S’inspirant de la théorie anticipatrice de Friedman, la Nouvelle Economie Classique (Lucas, Barro, Sargent) apporte une analyse bien plus radicale : les anticipations rationnelles. Selon ces nouveaux classiques, les agents ont une connaissance parfaite du système économique vouant à l’échec les politiques de relance, même à court terme. Par exemple, une relance budgétaire ne s’accompagnera pas d’une hausse de la consommation mais bien de l’épargne, les agents anticipant la hausse d’impôts future pour compenser l’augmentation des dépenses. Cette illustration d’anticipation rationnelle est exposée par Barro et la nomme « théorème d’équivalence ricardienne”. Les agents ont un comportement prévisible et agissent comme le prédit la « théorie économique correcte » que prône la NEC. C’est-à-dire qu’ils agissent à l’encontre de l’effet escompté par les politiques de relance. Ils anticipent soit une hausse d’impôt (politique budgétaire), soit de l’inflation (politique monétaire), vouant à l’échec l’interventionnisme étatique, même à court terme (de ce fait, ils vont réduire les agissements de l’Etat au simple contrôle des marchés et rejeter toute intervention, ne pouvant être que nuisible).
Si la NEC se pose en alternative aux limites du modèle de Friedman (apporte à la simple adaptation des agents un côté plus rationnel), deux auteurs reprennent le travail de Barro et Lucas qu’ils complètent selon un autre point de vue. Il s’agit de Kydland et Prescott, qui se penchent sur la relation entre Etat et agents privés. Reprenant de la NEC la rationalité des anticipations chez les agents privés, ils en déduisent le comportement que doit adopter l’institution étatique. Cette dernière doit mettre fin à l’incohérence inter-temporelle (annoncer une politique en T et appliquer le contraire en T+1) en s’insérant dans un cadre institutionnel limitant sa marge de manœuvre discrétionnaire. Ceci dans le but de construire une crédibilité vis-à-vis des politiques économiques mises en place, afin d’être en cohérence avec les anticipations rationnelles des agents privés (la BCE est un exemple de construction institutionnelle dans le but de crédibiliser les politiques monétaires).

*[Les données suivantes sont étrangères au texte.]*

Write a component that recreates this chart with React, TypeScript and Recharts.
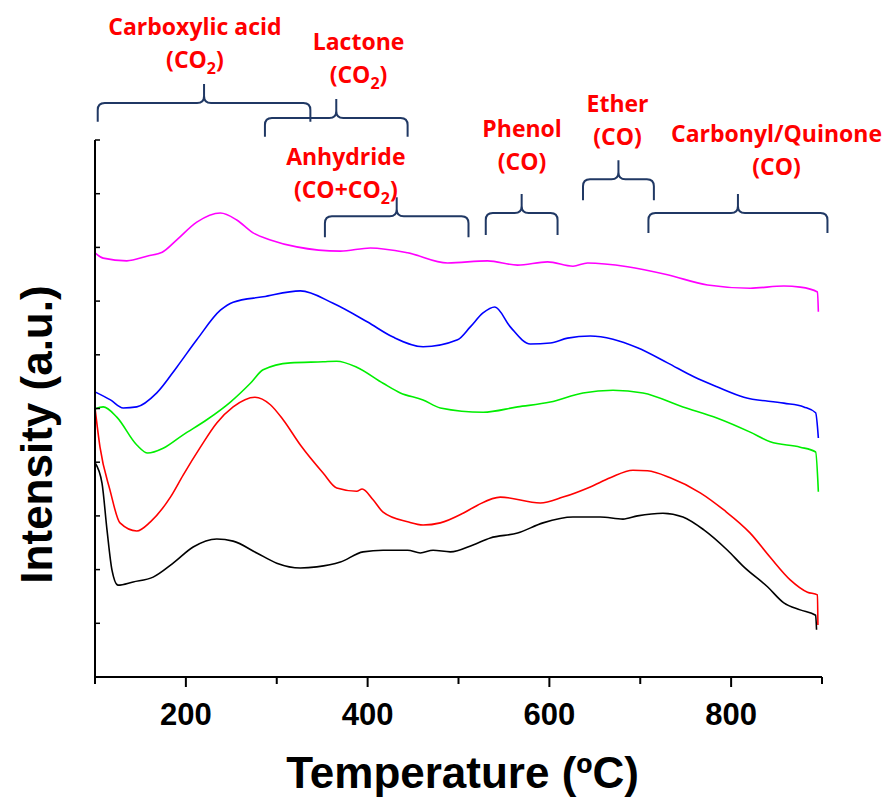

Les anticipations ont pris une ampleur considérable au fil du XXème siècle alors qu’elles avaient une approche limitée dans les théories des siècles précédents. On retrouve une bipolarisation entre keynésiens et néoclassiques sur ce sujet. Mais que ce soit dans l’un ou l’autre des courants, on observe une place primordiale consacrée aux anticipations dans leurs raisonnements économiques.